__Goal of the exercise__. Copy exactly the lines from the one containing "The picture is" to the one containing "import pandas as pd", both lines included, and nothing else.

__Supplied material__.
·····
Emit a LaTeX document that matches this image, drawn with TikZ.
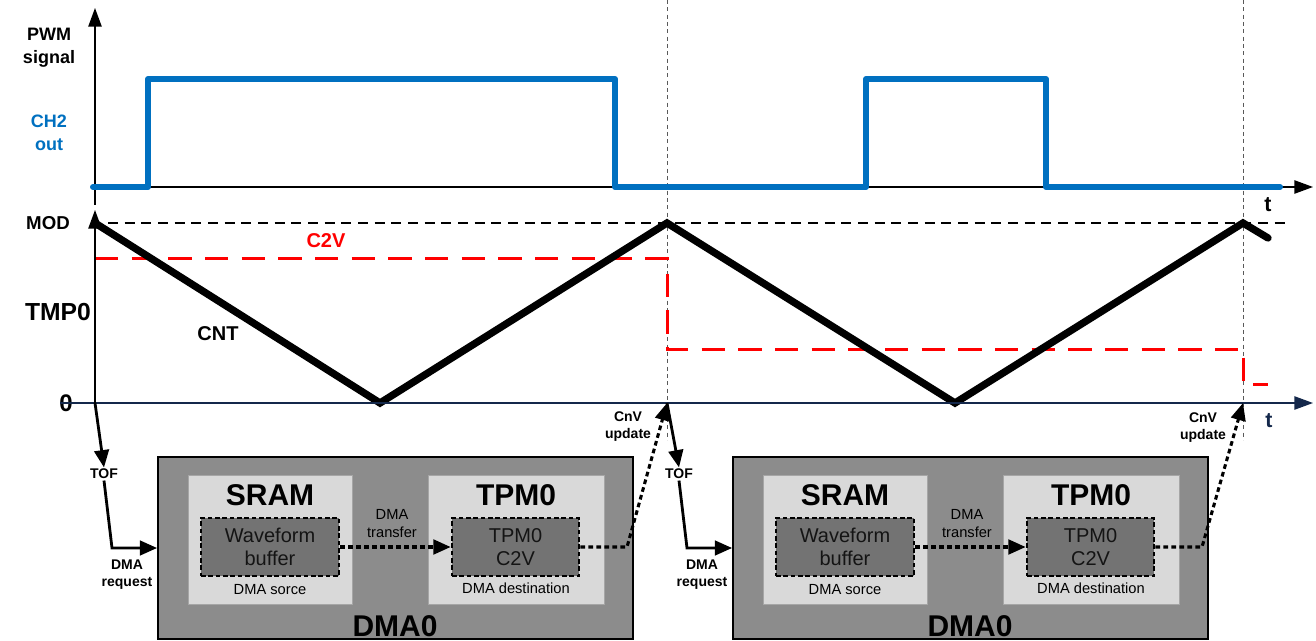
·····
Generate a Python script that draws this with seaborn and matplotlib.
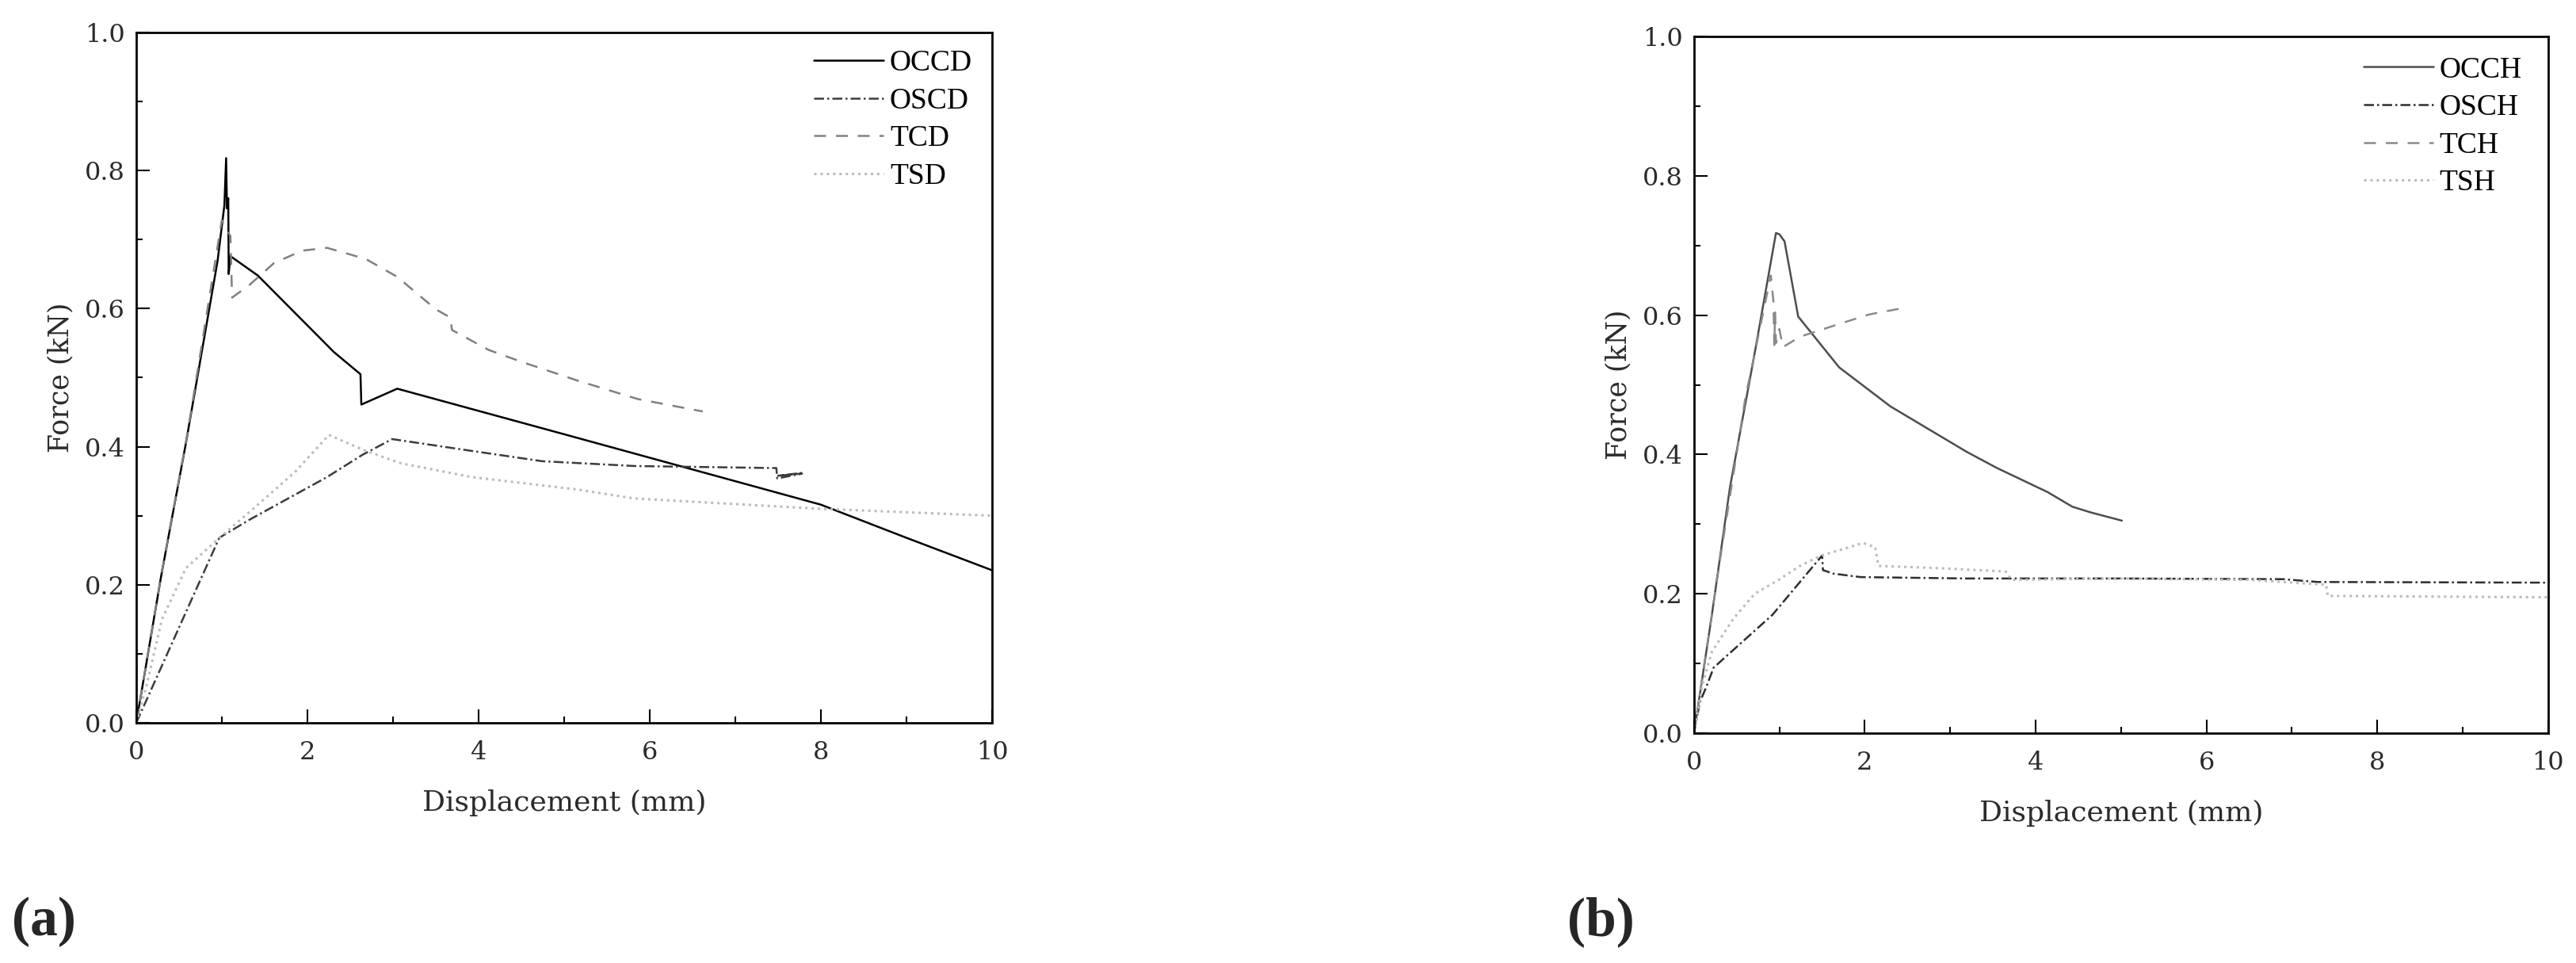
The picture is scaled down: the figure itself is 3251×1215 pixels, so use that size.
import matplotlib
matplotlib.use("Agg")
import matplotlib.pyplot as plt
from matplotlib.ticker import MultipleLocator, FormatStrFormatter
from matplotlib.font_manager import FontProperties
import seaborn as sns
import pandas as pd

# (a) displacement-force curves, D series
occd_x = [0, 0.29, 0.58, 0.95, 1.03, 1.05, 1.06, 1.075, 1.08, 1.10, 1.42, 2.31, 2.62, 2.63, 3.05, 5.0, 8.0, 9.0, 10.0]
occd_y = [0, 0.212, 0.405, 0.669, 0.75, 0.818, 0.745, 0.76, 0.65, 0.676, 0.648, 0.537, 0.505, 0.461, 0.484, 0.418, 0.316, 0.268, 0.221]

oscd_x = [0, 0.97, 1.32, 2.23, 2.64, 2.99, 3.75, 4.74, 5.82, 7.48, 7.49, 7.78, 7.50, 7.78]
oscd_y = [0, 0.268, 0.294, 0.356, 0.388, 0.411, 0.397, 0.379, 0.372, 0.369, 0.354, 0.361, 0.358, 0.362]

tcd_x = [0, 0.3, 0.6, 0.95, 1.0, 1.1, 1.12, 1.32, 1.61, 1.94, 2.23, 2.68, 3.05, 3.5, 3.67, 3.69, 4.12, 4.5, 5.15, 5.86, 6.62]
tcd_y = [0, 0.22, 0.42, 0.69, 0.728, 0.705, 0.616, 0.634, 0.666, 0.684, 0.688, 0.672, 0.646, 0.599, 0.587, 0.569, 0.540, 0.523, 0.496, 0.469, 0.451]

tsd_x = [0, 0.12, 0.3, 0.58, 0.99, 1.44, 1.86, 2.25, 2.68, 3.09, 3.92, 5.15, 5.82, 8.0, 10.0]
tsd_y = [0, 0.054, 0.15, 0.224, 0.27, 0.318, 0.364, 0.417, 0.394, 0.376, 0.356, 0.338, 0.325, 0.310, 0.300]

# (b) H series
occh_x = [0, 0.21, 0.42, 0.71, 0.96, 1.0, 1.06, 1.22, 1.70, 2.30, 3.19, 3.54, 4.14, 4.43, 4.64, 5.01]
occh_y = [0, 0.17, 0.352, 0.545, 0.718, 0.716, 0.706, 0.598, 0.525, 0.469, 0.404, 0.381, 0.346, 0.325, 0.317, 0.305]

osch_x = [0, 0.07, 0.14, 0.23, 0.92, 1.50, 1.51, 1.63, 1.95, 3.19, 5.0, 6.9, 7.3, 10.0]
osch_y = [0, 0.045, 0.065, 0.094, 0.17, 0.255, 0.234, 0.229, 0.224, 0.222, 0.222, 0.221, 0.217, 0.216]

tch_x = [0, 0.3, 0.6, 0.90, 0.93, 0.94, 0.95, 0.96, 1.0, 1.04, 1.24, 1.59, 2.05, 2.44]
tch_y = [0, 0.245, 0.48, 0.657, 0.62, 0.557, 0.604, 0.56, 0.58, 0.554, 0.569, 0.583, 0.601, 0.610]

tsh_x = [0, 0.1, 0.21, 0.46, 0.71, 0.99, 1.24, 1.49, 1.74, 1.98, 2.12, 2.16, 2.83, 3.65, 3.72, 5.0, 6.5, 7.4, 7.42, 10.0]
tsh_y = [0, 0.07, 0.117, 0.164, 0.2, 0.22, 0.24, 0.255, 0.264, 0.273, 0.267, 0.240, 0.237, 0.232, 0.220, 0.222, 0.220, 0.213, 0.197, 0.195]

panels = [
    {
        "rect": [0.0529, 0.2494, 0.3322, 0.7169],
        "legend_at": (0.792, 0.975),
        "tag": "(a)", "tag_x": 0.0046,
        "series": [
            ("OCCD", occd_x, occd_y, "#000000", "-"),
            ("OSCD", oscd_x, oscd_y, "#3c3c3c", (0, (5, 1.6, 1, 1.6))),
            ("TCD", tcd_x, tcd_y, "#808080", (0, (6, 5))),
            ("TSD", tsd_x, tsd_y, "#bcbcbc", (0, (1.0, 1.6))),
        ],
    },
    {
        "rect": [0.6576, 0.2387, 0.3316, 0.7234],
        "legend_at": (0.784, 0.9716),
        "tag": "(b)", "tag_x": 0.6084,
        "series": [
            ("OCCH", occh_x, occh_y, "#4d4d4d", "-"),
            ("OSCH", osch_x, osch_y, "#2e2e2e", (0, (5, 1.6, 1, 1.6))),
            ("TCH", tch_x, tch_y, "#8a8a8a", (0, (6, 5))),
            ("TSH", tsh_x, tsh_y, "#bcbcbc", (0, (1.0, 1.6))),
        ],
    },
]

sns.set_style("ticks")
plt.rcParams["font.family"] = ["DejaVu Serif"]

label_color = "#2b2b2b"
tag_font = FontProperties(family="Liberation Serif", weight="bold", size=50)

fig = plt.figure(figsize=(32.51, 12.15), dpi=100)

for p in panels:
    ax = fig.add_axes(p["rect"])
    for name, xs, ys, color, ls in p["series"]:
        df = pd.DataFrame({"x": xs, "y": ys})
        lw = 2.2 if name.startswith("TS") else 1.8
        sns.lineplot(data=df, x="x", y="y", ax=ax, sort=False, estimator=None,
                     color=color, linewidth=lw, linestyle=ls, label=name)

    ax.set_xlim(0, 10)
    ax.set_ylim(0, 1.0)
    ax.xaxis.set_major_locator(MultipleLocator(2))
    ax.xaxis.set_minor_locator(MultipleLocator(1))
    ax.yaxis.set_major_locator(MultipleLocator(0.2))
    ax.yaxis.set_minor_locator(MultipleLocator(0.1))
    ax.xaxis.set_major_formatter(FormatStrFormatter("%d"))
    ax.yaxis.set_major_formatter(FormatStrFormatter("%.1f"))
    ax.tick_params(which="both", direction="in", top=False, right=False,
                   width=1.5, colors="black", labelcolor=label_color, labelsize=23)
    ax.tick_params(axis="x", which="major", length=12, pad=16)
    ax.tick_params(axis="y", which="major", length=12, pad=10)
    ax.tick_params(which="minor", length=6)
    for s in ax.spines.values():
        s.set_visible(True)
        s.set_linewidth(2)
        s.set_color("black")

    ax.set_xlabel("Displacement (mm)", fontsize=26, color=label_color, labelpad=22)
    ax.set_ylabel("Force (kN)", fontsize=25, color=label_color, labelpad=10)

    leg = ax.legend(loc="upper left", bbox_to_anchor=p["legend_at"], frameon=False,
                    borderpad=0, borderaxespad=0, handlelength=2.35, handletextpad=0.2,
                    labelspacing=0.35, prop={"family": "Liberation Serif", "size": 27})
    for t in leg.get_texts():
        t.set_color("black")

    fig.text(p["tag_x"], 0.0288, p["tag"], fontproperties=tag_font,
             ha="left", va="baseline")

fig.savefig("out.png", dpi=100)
·····
__Solution for this task__.
The picture is scaled down: the figure itself is 3251×1215 pixels, so use that size.
import matplotlib
matplotlib.use("Agg")
import matplotlib.pyplot as plt
from matplotlib.ticker import MultipleLocator, FormatStrFormatter
from matplotlib.font_manager import FontProperties
import seaborn as sns
import pandas as pd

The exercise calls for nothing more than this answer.